1968(昭和43)年に整備され、1986(昭和61)年、「日本の道百選」に選定された。自然石の石畳が足に優しく、決して急ぐことなくブラブラ歩くにはほどよい快さがある。「哲学」とはほど遠いが、何を考えることもなく、ただ気の向くまま、足の向くまま、前行く人を抜かすことなく、自分の空間を保ちながら歩けるのが嬉しい。





京都から市電(路面電車)が完全に消えたのは1978(昭和53)年9月30日。皮肉なことに市電(路面電車)全廃からわずか四半世紀ほどで、もう市電復活待望論が聞こえている。いつぞやの新聞にも「ひとにも、環境にもやさしい、都市型公共交通は路面電車」と記載されていた。京都における日本最初の市電(路面電車)のことは、今ではクイズにもなるほどで、その正解の珍妙さは思わず笑ってしまう。そのクイズとは、昔の電車には「電車がきまっせ、あぶのおっせ」と、電車の前を走って通行人に危険を知らせる「先走り」という少年がいたというもの。初期の電車は時速約10kmと遅いので、直前を横切る人も多く、かえって危険なために、昼は旗、夜は提灯をもって少年が先を走ったのだとか。なんとものどかな雰囲気で微笑ましい感じがする。



市電(路面電車)はとうの昔になくなったが、市内のあちこちには、市電(路面電車)が通った跡をとどめる通りがある。四条大宮から京都では珍しい斜め45度にのびる後院通(こういんどおり)は、1912(明治45)年の市電(路面電車)開業時にできた壬生車庫(みぶしゃこ)へ通じる道。西洞院通(にしのとういんどおり)、下立売通(しもだちうりどおり)の烏丸−堀川、塩小路−七条の東洞院通(ひがしとういんどおり)や高倉通、寺町通の二条−今出川などが他の街なかの通りにくらべて少し広いのは、かつて市電(路面電車)が走っていたため。河原町五条の東南に、五条と河原町を斜めにつなぐ道があるが、これも古い電車通。

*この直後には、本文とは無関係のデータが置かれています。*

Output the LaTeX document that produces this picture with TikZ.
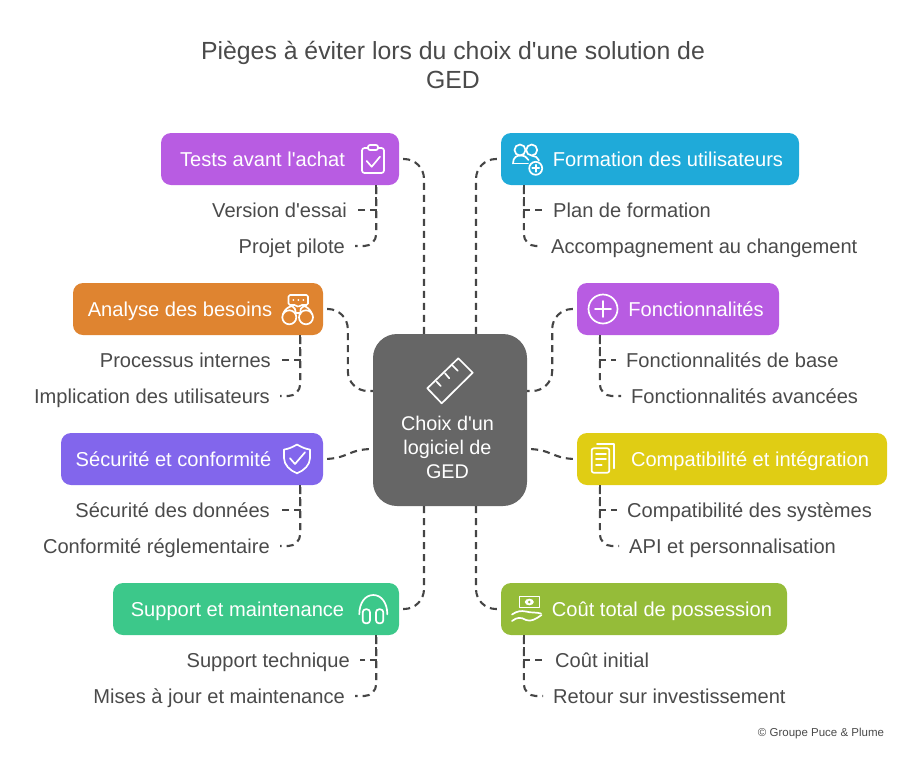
\documentclass[tikz,border=0pt]{standalone}
\usepackage{fontspec}
\setmainfont{Liberation Sans}[Ligatures=TeXOff]
\definecolor{inkc}{HTML}{4A4A4A}
\definecolor{linec}{HTML}{454545}
\definecolor{hubc}{HTML}{666666}
\definecolor{purplec}{HTML}{B85CE2}
\definecolor{bluec}{HTML}{1FAAD9}
\definecolor{orangec}{HTML}{DF8430}
\definecolor{yellowc}{HTML}{E0CD14}
\definecolor{violetc}{HTML}{8266EC}
\definecolor{greenc}{HTML}{3CC88A}
\definecolor{olivec}{HTML}{95BC39}
\tikzset{
  pill/.style={rectangle,rounded corners=10pt,minimum height=52pt,inner sep=0pt,draw=none},
  hubbox/.style={rectangle,rounded corners=24pt,minimum width=154pt,minimum height=172pt,inner sep=0pt,fill=hubc,draw=none},
  pilltext/.style={text=white,inner sep=0pt,text height=18pt,text depth=4pt,font=\fontsize{20.1}{24}\selectfont},
  subl/.style={text=inkc,anchor=east,inner ysep=0pt,inner xsep=10pt,text height=18pt,text depth=4pt,font=\fontsize{20.1}{24}\selectfont},
  subr/.style={text=inkc,anchor=west,inner ysep=0pt,inner xsep=10pt,text height=18pt,text depth=4pt,font=\fontsize{20.1}{24}\selectfont},
  conn/.style={draw=linec,line width=2.1pt,dash pattern=on 7pt off 5pt},
  mainconn/.style={conn,dash phase=8pt,rounded corners=20pt},
  subconn/.style={conn,dash phase=10pt,rounded corners=12pt},
  icon/.style={draw=white,line width=1.7pt,line cap=round,line join=round},
}
\begin{document}
\begin{tikzpicture}[x=1pt,y=-1pt]
\useasboundingbox (0,0) rectangle (912,756);
% title
\node[text=inkc,align=center,font=\fontsize{24.8}{29}\selectfont,inner sep=0pt] (title) at (453,65) {Pièges à éviter lors du choix d'une solution de\\GED};
% hub
\node[hubbox] (hub) at (450,420) {};
\node[text=white,align=center,inner sep=0pt,font=\fontsize{19.8}{24}\selectfont] (hubt) at (447.5,447) {Choix d'un\\logiciel de\\GED};
% pills
\node[pill,fill=purplec,minimum width=238pt] (tests) at (280,159) {};
\node[pill,fill=bluec,minimum width=298pt] (form) at (650,159) {};
\node[pill,fill=orangec,minimum width=250pt] (ana) at (198,309) {};
\node[pill,fill=purplec,minimum width=202pt] (fonc) at (678,309) {};
\node[pill,fill=violetc,minimum width=262pt] (secu) at (192,459) {};
\node[pill,fill=yellowc,minimum width=310pt] (comp) at (732,459) {};
\node[pill,fill=greenc,minimum width=286pt] (supp) at (256,609) {};
\node[pill,fill=olivec,minimum width=286pt] (cout) at (644,609) {};
% pill labels
\node[pilltext] (testsT) at (262.5,159) {Tests avant l'achat};
\node[pilltext] (formT) at (668,159) {Formation des utilisateurs};
\node[pilltext] (anaT) at (180,309) {Analyse des besoins};
\node[pilltext] (foncT) at (696,309) {Fonctionnalités};
\node[pilltext] (secuT) at (173.5,459) {Sécurité et conformité};
\node[pilltext] (compT) at (750,459) {Compatibilité et intégration};
\node[pilltext] (suppT) at (237.5,609) {Support et maintenance};
\node[pilltext] (coutT) at (662,609) {Coût total de possession};
% sub labels
\node[subl] (t1) at (357,210) {Version d'essai};
\node[subl] (t2) at (355,246) {Projet pilote};
\node[subr] (f1) at (543,210) {Plan de formation};
\node[subr] (f2) at (541,246) {Accompagnement au changement};
\node[subl] (a1) at (281,360) {Processus internes};
\node[subl] (a2) at (280,396) {Implication des utilisateurs};
\node[subr] (n1) at (616,360) {Fonctionnalités de base};
\node[subr] (n2) at (621,396) {Fonctionnalités avancées};
\node[subl] (s1) at (280,510) {Sécurité des données};
\node[subl] (s2) at (280,546) {Conformité réglementaire};
\node[subr] (c1) at (617,510) {Compatibilité des systèmes};
\node[subr] (c2) at (619,546) {API et personnalisation};
\node[subl] (u1) at (360,660) {Support technique};
\node[subl] (u2) at (355,696) {Mises à jour et maintenance};
\node[subr] (o1) at (545,660) {Coût initial};
\node[subr] (o2) at (543,696) {Retour sur investissement};
\node[text=inkc,inner sep=0pt,font=\fontsize{11.5}{14}\selectfont] (copy) at (821,733.5) {© Groupe Puce \& Plume};
% main connectors
\draw[mainconn] (tests.east) -| ([xshift=-26pt]hub.north);
\draw[mainconn] (form.west) -| ([xshift=26pt]hub.north);
\draw[mainconn] (supp.east) -| ([xshift=-26pt]hub.south);
\draw[mainconn] (cout.west) -| ([xshift=26pt]hub.south);
\draw[mainconn] (ana.east) -| ([xshift=-25pt,yshift=29pt]hub.west) -- ([yshift=29pt]hub.west);
\draw[mainconn] (fonc.west) -| ([xshift=25pt,yshift=29pt]hub.east) -- ([yshift=29pt]hub.east);
\draw[conn,dash phase=8pt] (secu.east) .. controls +(25,0) and +(-25,0) .. ([yshift=-29pt]hub.west);
\draw[conn,dash phase=8pt] (comp.west) .. controls +(-25,0) and +(25,0) .. ([yshift=-29pt]hub.east);
% sub connectors
\draw[conn] ([xshift=-23pt]tests.south east) |- (t1.east);
\draw[subconn] ([xshift=-23pt]tests.south east) |- (t2.east);
\draw[conn] ([xshift=23pt]form.south west) |- (f1.west);
\draw[subconn] ([xshift=23pt]form.south west) |- (f2.west);
\draw[conn] ([xshift=-23pt]ana.south east) |- (a1.east);
\draw[subconn] ([xshift=-23pt]ana.south east) |- (a2.east);
\draw[conn] ([xshift=23pt]fonc.south west) |- (n1.west);
\draw[subconn] ([xshift=23pt]fonc.south west) |- (n2.west);
\draw[conn] ([xshift=-23pt]secu.south east) |- (s1.east);
\draw[subconn] ([xshift=-23pt]secu.south east) |- (s2.east);
\draw[conn] ([xshift=23pt]comp.south west) |- (c1.west);
\draw[subconn] ([xshift=23pt]comp.south west) |- (c2.west);
\draw[conn] ([xshift=-23pt]supp.south east) |- (u1.east);
\draw[subconn] ([xshift=-23pt]supp.south east) |- (u2.east);
\draw[conn] ([xshift=23pt]cout.south west) |- (o1.west);
\draw[subconn] ([xshift=23pt]cout.south west) |- (o2.west);
% icon: clipboard
\draw[icon,rounded corners=2.5pt] (368,148) -- (362,148) -- (362,173) -- (384,173) -- (384,148) -- (378,148);
\draw[icon,rounded corners=2pt] (368,145) rectangle (378,150);
\draw[icon] (366.7,161) -- (371.7,166.7) -- (380,156.7);
% icon: users plus
\draw[icon] (520,150) circle (5.5pt) (531.7,150) circle (5.5pt);
\draw[icon] (513,163.5) .. controls (513,157) and (517,155.5) .. (520.5,155.5) .. controls (524,155.5) and (527,157) .. (528.5,160);
\draw[icon] (513,163.5) -- (528,163.5);
\draw[icon] (532,155.7) .. controls (535,155.7) and (538,157.5) .. (539,160.5);
\draw[icon] (535.7,168.3) circle (6.5pt);
\draw[icon] (532.2,168.3) -- (539.2,168.3) (535.7,164.8) -- (535.7,171.8);
% icon: binoculars
\draw[icon,rounded corners=1.5pt] (296,305) -- (288.5,305) -- (288.5,295) -- (308,295) -- (308,305) -- (300.5,305) -- (298.3,307.5) -- cycle;
\fill[white] (293.3,300) circle (1pt) (298.3,300) circle (1pt) (303.3,300) circle (1pt);
\draw[icon] (289.3,317.3) circle (7pt) (306,317.3) circle (7pt);
\draw[icon] (283,314) .. controls (285,309) and (288,307) .. (292,306) .. controls (294,307) and (296,309) .. (295.5,314);
\draw[icon] (312,314) .. controls (310,309) and (307,307) .. (304,306) .. controls (301,307) and (300,309) .. (300.5,314);
\draw[icon] (295.5,313) -- (300.5,313);
% icon: plus circle
\draw[icon] (603,309) circle (14.5pt);
\draw[icon] (595,309) -- (611,309) (603,301) -- (603,317);
% icon: ruler
\draw[icon] (458.3,358.3) -- (472.7,372.7) -- (441.7,403.3) -- (427.3,388.3) -- cycle;
\draw[icon] (436.7,381.7) -- (440.7,386) (445,373.3) -- (449.3,378.3) (452.7,365.7) -- (457.7,370.7);
% icon: shield
\draw[icon] (297,444.5) .. controls (292,447.5) and (288,449) .. (284,449.5) -- (284,458) .. controls (284,465) and (290,470.5) .. (297,473.3) .. controls (304,470.5) and (310,465) .. (310,458) -- (310,449.5) .. controls (306,449) and (302,447.5) .. cycle;
\draw[icon] (290,458.3) -- (295,464) -- (305,452.3);
% icon: documents
\draw[icon,rounded corners=2pt] (591.7,448.3) rectangle (609.3,472.7);
\draw[icon] (597,444.3) -- (614.3,444.3) -- (614.3,468.3);
\draw[icon] (596,454.3) -- (606,454.3) (596,459.3) -- (606,459.3) (596,465) -- (601.7,465);
% icon: headphones
\draw[icon] (359.3,614.3) .. controls (359.3,603) and (365,595) .. (373.3,595) .. controls (381.5,595) and (387.3,603) .. (387.3,614.3);
\draw[icon,rounded corners=3pt] (362.7,609.3) rectangle (370,623.3);
\draw[icon,rounded corners=3pt] (376,609.3) rectangle (383.3,623.3);
% icon: money hand
\draw[icon,line width=1.5pt] (519.3,596.7) rectangle (539.3,607.3);
\fill[white] (529.3,602) ellipse (4.5pt and 3.3pt);
\fill[olivec] (529.3,602) circle (1.4pt);
\draw[icon] (512,614.5) .. controls (517,611) and (521,610.5) .. (526,611.5) .. controls (531,613) and (536,612) .. (541,613.5);
\draw[icon] (512,621) .. controls (517,617) and (521,617) .. (526,620) .. controls (531,622) and (536,619) .. (541.5,615);
\end{tikzpicture}
\end{document}
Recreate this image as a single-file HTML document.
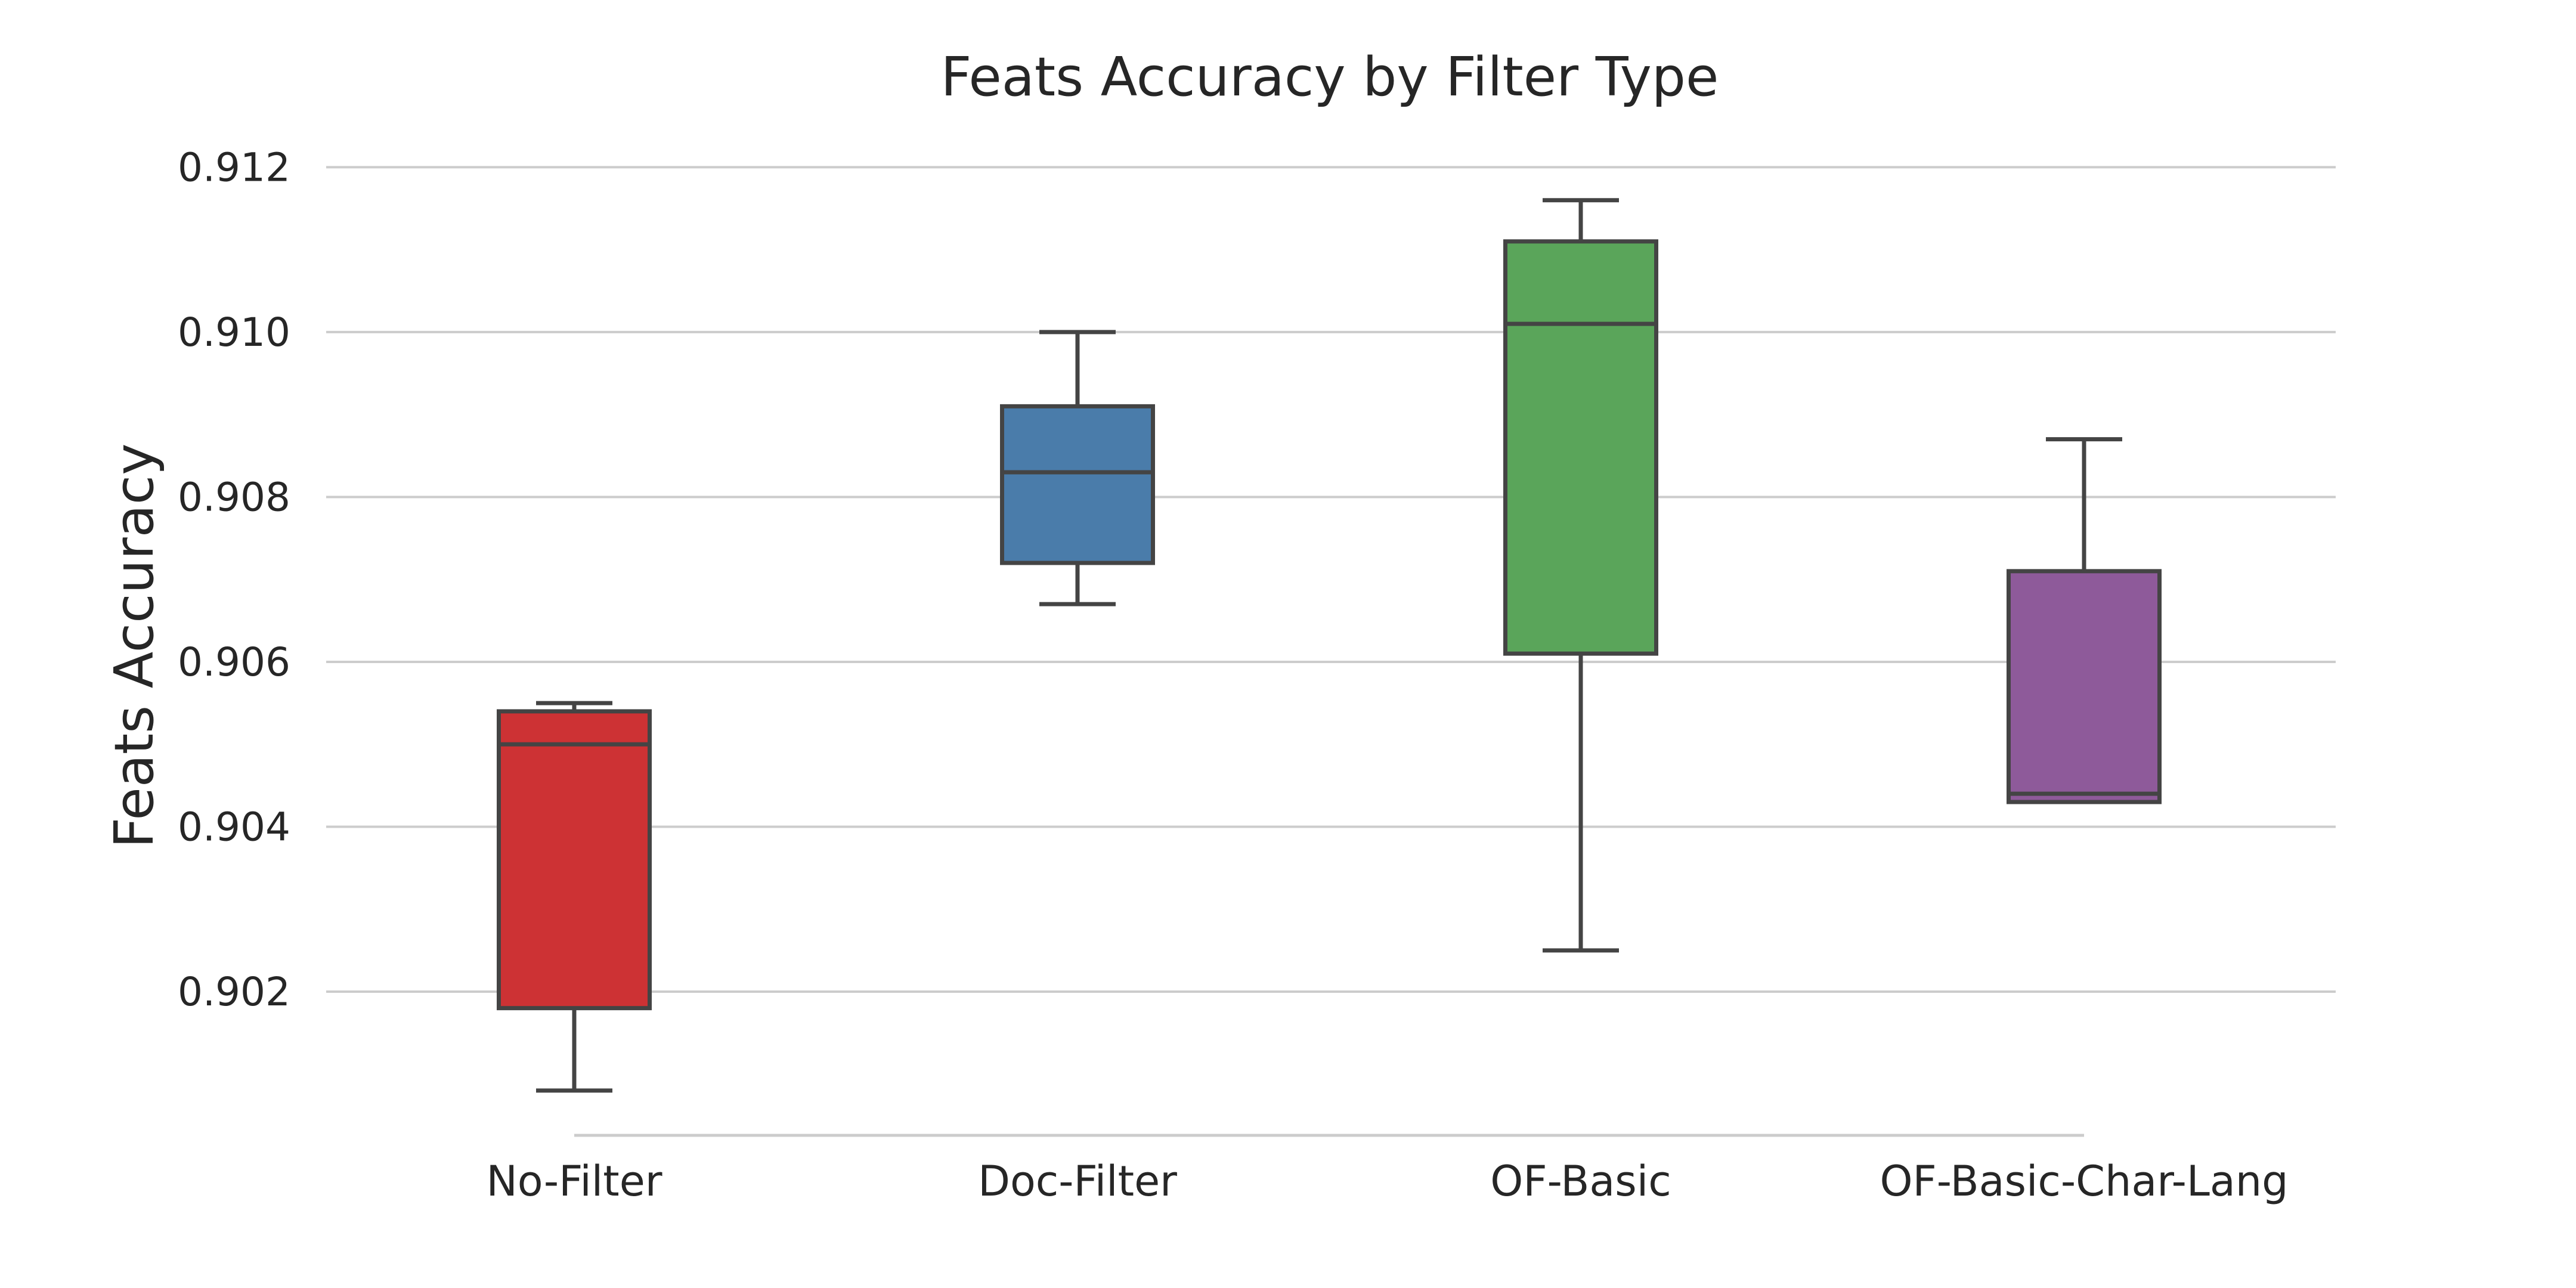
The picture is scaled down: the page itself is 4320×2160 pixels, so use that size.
<!DOCTYPE html>
<html><head><meta charset="utf-8"><style>
html,body{margin:0;padding:0;background:#fff;}
svg{display:block;font-family:"DejaVu Sans","Liberation Sans",sans-serif;}
</style></head><body>
<svg id="chart" width="4320" height="2160" viewBox="0 0 4320 2160">
<rect width="4320" height="2160" fill="#fff"/>
<text x="2230" y="160" text-anchor="middle" font-size="90" fill="#262626">Feats Accuracy by Filter Type</text>
<text transform="translate(256,1083) rotate(-90)" text-anchor="middle" font-size="90" fill="#262626">Feats Accuracy</text>
<g id="grid"></g>
<g id="boxes"></g>
</svg>
<script>
const categories = ["No-Filter","Doc-Filter","OF-Basic","OF-Basic-Char-Lang"];
const whiskerLow = [0.9008,0.9067,0.9025,0.9043];
const q1 = [0.9018,0.9072,0.9061,0.9043];
const median = [0.9050,0.9083,0.9101,0.9044];
const q3 = [0.9054,0.9091,0.9111,0.9071];
const whiskerHigh = [0.9055,0.9100,0.9116,0.9087];
const yTicks = [0.902,0.904,0.906,0.908,0.910,0.912];
const colors = ["#cd3234","#4a7caa","#5aa55a","#8e5a9a"];

const NS="http://www.w3.org/2000/svg";
function y(v){return 280.4+(0.912-v)/0.010*(1663-280.4);}
function x(i){return 963+i*844;}
function el(tag,attrs,parent){const e=document.createElementNS(NS,tag);for(const k in attrs)e.setAttribute(k,attrs[k]);parent.appendChild(e);return e;}
const grid=document.getElementById('grid'), boxes=document.getElementById('boxes');
yTicks.forEach((t,i)=>{
  const l=el('line',{x1:547,x2:3917,y1:y(t),y2:y(t),stroke:'#cccccc','stroke-width':4},grid);
  
  
  const tx=el('text',{x:487,y:y(t)+23,'text-anchor':'end','font-size':66,fill:'#262626'},grid);
  tx.textContent=t.toFixed(3);
  
  
});
const ax=el('line',{x1:x(0),x2:x(categories.length-1),y1:1904,y2:1904,stroke:'#cccccc','stroke-width':5},grid);


const bw=253, cw=128, st='#444444', sw=7;
categories.forEach((c,i)=>{
  const cx=x(i);
  const g=el('g',{},boxes);
  
  
  el('line',{x1:cx,x2:cx,y1:y(whiskerLow[i]),y2:y(q1[i]),stroke:st,'stroke-width':sw},g);
  el('line',{x1:cx,x2:cx,y1:y(q3[i]),y2:y(whiskerHigh[i]),stroke:st,'stroke-width':sw},g);
  el('line',{x1:cx-cw/2,x2:cx+cw/2,y1:y(whiskerLow[i]),y2:y(whiskerLow[i]),stroke:st,'stroke-width':sw},g);
  el('line',{x1:cx-cw/2,x2:cx+cw/2,y1:y(whiskerHigh[i]),y2:y(whiskerHigh[i]),stroke:st,'stroke-width':sw},g);
  el('rect',{x:cx-bw/2,y:y(q3[i]),width:bw,height:Math.max(0,y(q1[i])-y(q3[i])),fill:colors[i],stroke:st,'stroke-width':sw},g);
  el('line',{x1:cx-bw/2,x2:cx+bw/2,y1:y(median[i]),y2:y(median[i]),stroke:st,'stroke-width':sw},g);
  const t=el('text',{x:cx,y:2005,'text-anchor':'middle','font-size':70,fill:'#262626'},boxes);
  t.textContent=c;
  
  
});
</script>
</body></html>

千本中立売(せんぼんなかだちうり)から北野へ抜ける道、木屋町二条や寺町二条の道が弧を描いてカーブするのも、電車が走る姿を想像できる。



この市電(路面電車)の路線の敷石は、今もなお残っている。その場所が、この「哲学の道」。そう、この「哲学の道」の石畳に使用されているのが、市電(路面電車)を支えた自然石。ここを訪れたのはそのため。意外なところにリサイクルされている。



この石畳の軌跡は、どことなしか線路に見えるのもそういったことからかも知れない。ここに佇んでいると、カーブの向こうから「ガタンゴトン」と市電(路面電車)が近づいてきそうな気がする。ゆったりとした時間が流れている「哲学の道」。梅雨の合間の晴れた日の短い間だったけれど、市電(路面電車)に充分触れることができた。



それにしても、このまったり感がとてもいい。「哲学の道」を歩く人には「先走り」少年の「電車がきまっせ、あぶのおっせ」という言葉が、「急いだら、あぶのおっせ。長い人生、ゆっくり行きなはれ」という声となって聞こえているのかも知れない。そんな錯覚をしてしまうくらい時間がゆっくりと流れていると感じる、ここは市電(路面電車)の敷石を再利用している「哲学の道」…今京都。